What is being asked: Word for word, quote all of the material, omitting the pictures.

Data segment:
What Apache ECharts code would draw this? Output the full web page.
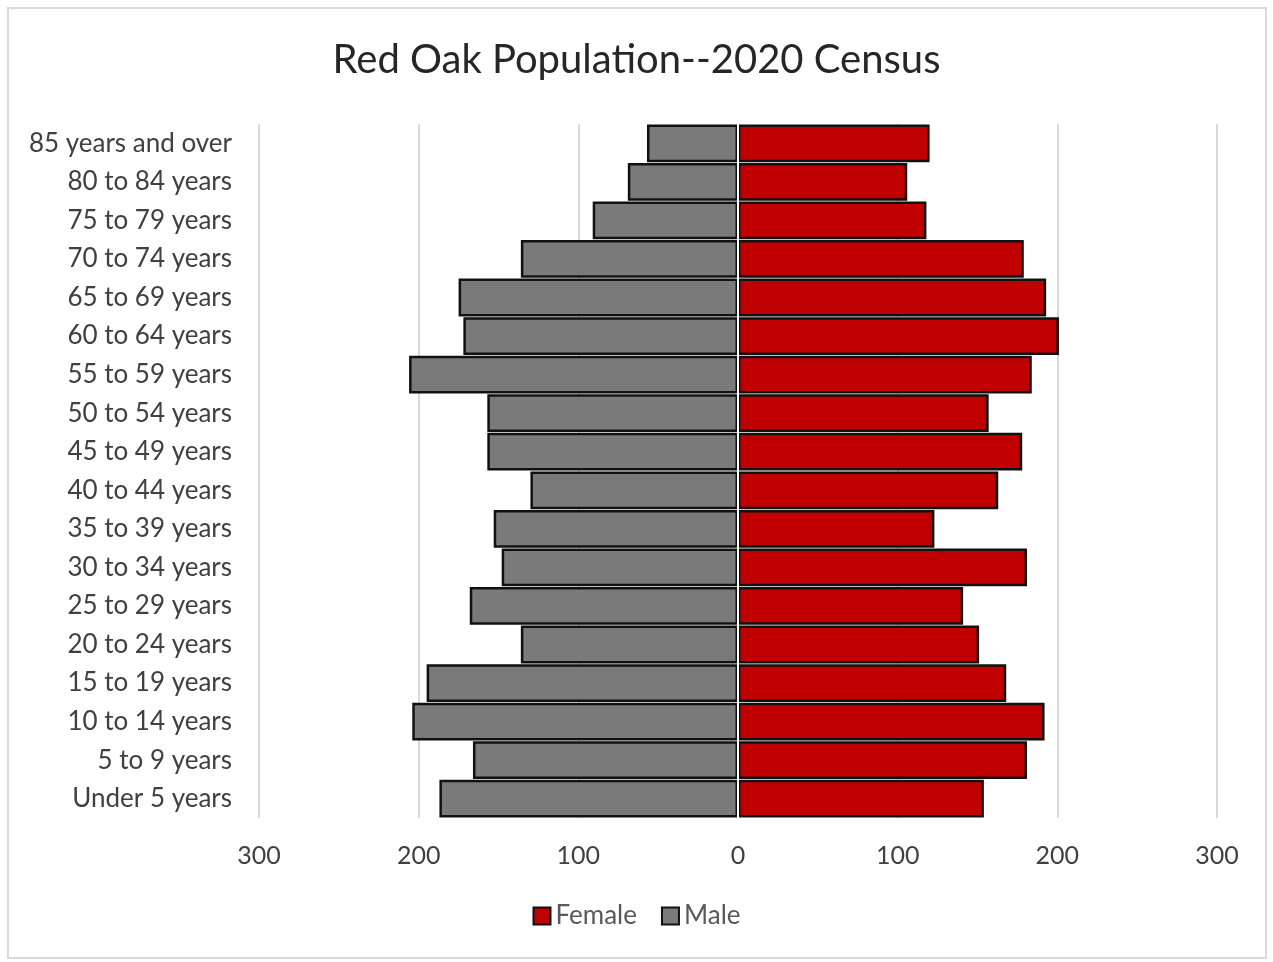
<!DOCTYPE html>
<html>
<head>
<meta charset="utf-8">
<script src="https://cdn.jsdelivr.net/npm/echarts@6/dist/echarts.min.js"></script>
<style>
  html, body { margin: 0; padding: 0; background: #ffffff; }
  #chart { width: 1273px; height: 962px; }
</style>
</head>
<body>
<div id="chart"></div>
<script>
// Age groups, bottom to top as drawn on the category axis
const ageGroups = [
  'Under 5 years', '5 to 9 years', '10 to 14 years', '15 to 19 years',
  '20 to 24 years', '25 to 29 years', '30 to 34 years', '35 to 39 years',
  '40 to 44 years', '45 to 49 years', '50 to 54 years', '55 to 59 years',
  '60 to 64 years', '65 to 69 years', '70 to 74 years', '75 to 79 years',
  '80 to 84 years', '85 years and over'
];

// Head counts per age group
const femaleCounts = [154, 181, 192, 168, 151, 141, 181, 123, 163, 178, 157, 184, 201, 193, 179, 118, 106, 120];
const maleCounts   = [187, 166, 204, 195, 136, 168, 148, 153, 130, 157, 157, 206, 172, 175, 136, 91, 69, 57];

// Value-axis range; labels are shown without sign
const axisTicks = [-300, -200, -100, 0, 100, 200, 300];

const font = 'Lato, "Open Sans", sans-serif';

const chart = echarts.init(document.getElementById('chart'), null, { renderer: 'canvas' });

chart.setOption({
  backgroundColor: '#ffffff',
  animation: false,
  textStyle: { fontFamily: font },
  title: {
    text: 'Red Oak Population--2020 Census',
    left: 'center',
    top: 35,
    textStyle: { fontFamily: font, fontSize: 40, fontWeight: 'normal', color: '#262626' }
  },
  legend: {
    bottom: 28,
    left: 'center',
    itemWidth: 17,
    itemHeight: 17,
    itemGap: 24,
    icon: 'rect',
    data: ['Female', 'Male'],
    textStyle: { fontFamily: font, fontSize: 26, color: '#595959' }
  },
  grid: { left: 259, right: 56, top: 124, bottom: 144, containLabel: false },
  xAxis: {
    type: 'value',
    min: axisTicks[0],
    max: axisTicks[axisTicks.length - 1],
    interval: 100,
    axisLine: { show: false },
    axisTick: { show: false },
    splitLine: { show: true, lineStyle: { color: '#d9d9d9', width: 2 } },
    axisLabel: {
      margin: 25,
      fontFamily: font,
      fontSize: 25,
      color: '#404040',
      formatter: v => String(Math.abs(v))
    }
  },
  yAxis: {
    type: 'category',
    data: ageGroups,
    z: 10,
    axisLine: { show: true, onZero: true, lineStyle: { color: '#ffffff', width: 2 } },
    axisTick: { show: false },
    axisLabel: {
      margin: 27,
      fontFamily: font,
      fontSize: 26,
      color: '#404040'
    }
  },
  series: [
    {
      name: 'Female',
      type: 'bar',
      stack: 'pop',
      data: femaleCounts,
      barCategoryGap: '2%',
      itemStyle: { color: '#c00000', borderColor: '#111111', borderWidth: 2.5 }
    },
    {
      name: 'Male',
      type: 'bar',
      stack: 'pop',
      data: maleCounts.map(v => -v),
      barCategoryGap: '2%',
      itemStyle: { color: '#7b7a7b', borderColor: '#111111', borderWidth: 2.5 }
    }
  ],
  graphic: [
    {
      type: 'rect',
      shape: { x: 8, y: 8, width: 1258, height: 950 },
      style: { fill: 'none', stroke: '#d9d9d9', lineWidth: 2 },
      silent: true
    }
  ]
});
</script>
</body>
</html>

Exercise solution:
What Apache ECharts code would draw this? Output the full web page.
<!DOCTYPE html>
<html>
<head>
<meta charset="utf-8">
<script src="https://cdn.jsdelivr.net/npm/echarts@6/dist/echarts.min.js"></script>
<style>
  html, body { margin: 0; padding: 0; background: #ffffff; }
  #chart { width: 1273px; height: 962px; }
</style>
</head>
<body>
<div id="chart"></div>
<script>
// Age groups, bottom to top as drawn on the category axis
const ageGroups = [
  'Under 5 years', '5 to 9 years', '10 to 14 years', '15 to 19 years',
  '20 to 24 years', '25 to 29 years', '30 to 34 years', '35 to 39 years',
  '40 to 44 years', '45 to 49 years', '50 to 54 years', '55 to 59 years',
  '60 to 64 years', '65 to 69 years', '70 to 74 years', '75 to 79 years',
  '80 to 84 years', '85 years and over'
];

// Head counts per age group
const femaleCounts = [154, 181, 192, 168, 151, 141, 181, 123, 163, 178, 157, 184, 201, 193, 179, 118, 106, 120];
const maleCounts   = [187, 166, 204, 195, 136, 168, 148, 153, 130, 157, 157, 206, 172, 175, 136, 91, 69, 57];

// Value-axis range; labels are shown without sign
const axisTicks = [-300, -200, -100, 0, 100, 200, 300];

const font = 'Lato, "Open Sans", sans-serif';

const chart = echarts.init(document.getElementById('chart'), null, { renderer: 'canvas' });

chart.setOption({
  backgroundColor: '#ffffff',
  animation: false,
  textStyle: { fontFamily: font },
  title: {
    text: 'Red Oak Population--2020 Census',
    left: 'center',
    top: 35,
    textStyle: { fontFamily: font, fontSize: 40, fontWeight: 'normal', color: '#262626' }
  },
  legend: {
    bottom: 28,
    left: 'center',
    itemWidth: 17,
    itemHeight: 17,
    itemGap: 24,
    icon: 'rect',
    data: ['Female', 'Male'],
    textStyle: { fontFamily: font, fontSize: 26, color: '#595959' }
  },
  grid: { left: 259, right: 56, top: 124, bottom: 144, containLabel: false },
  xAxis: {
    type: 'value',
    min: axisTicks[0],
    max: axisTicks[axisTicks.length - 1],
    interval: 100,
    axisLine: { show: false },
    axisTick: { show: false },
    splitLine: { show: true, lineStyle: { color: '#d9d9d9', width: 2 } },
    axisLabel: {
      margin: 25,
      fontFamily: font,
      fontSize: 25,
      color: '#404040',
      formatter: v => String(Math.abs(v))
    }
  },
  yAxis: {
    type: 'category',
    data: ageGroups,
    z: 10,
    axisLine: { show: true, onZero: true, lineStyle: { color: '#ffffff', width: 2 } },
    axisTick: { show: false },
    axisLabel: {
      margin: 27,
      fontFamily: font,
      fontSize: 26,
      color: '#404040'
    }
  },
  series: [
    {
      name: 'Female',
      type: 'bar',
      stack: 'pop',
      data: femaleCounts,
      barCategoryGap: '2%',
      itemStyle: { color: '#c00000', borderColor: '#111111', borderWidth: 2.5 }
    },
    {
      name: 'Male',
      type: 'bar',
      stack: 'pop',
      data: maleCounts.map(v => -v),
      barCategoryGap: '2%',
      itemStyle: { color: '#7b7a7b', borderColor: '#111111', borderWidth: 2.5 }
    }
  ],
  graphic: [
    {
      type: 'rect',
      shape: { x: 8, y: 8, width: 1258, height: 950 },
      style: { fill: 'none', stroke: '#d9d9d9', lineWidth: 2 },
      silent: true
    }
  ]
});
</script>
</body>
</html>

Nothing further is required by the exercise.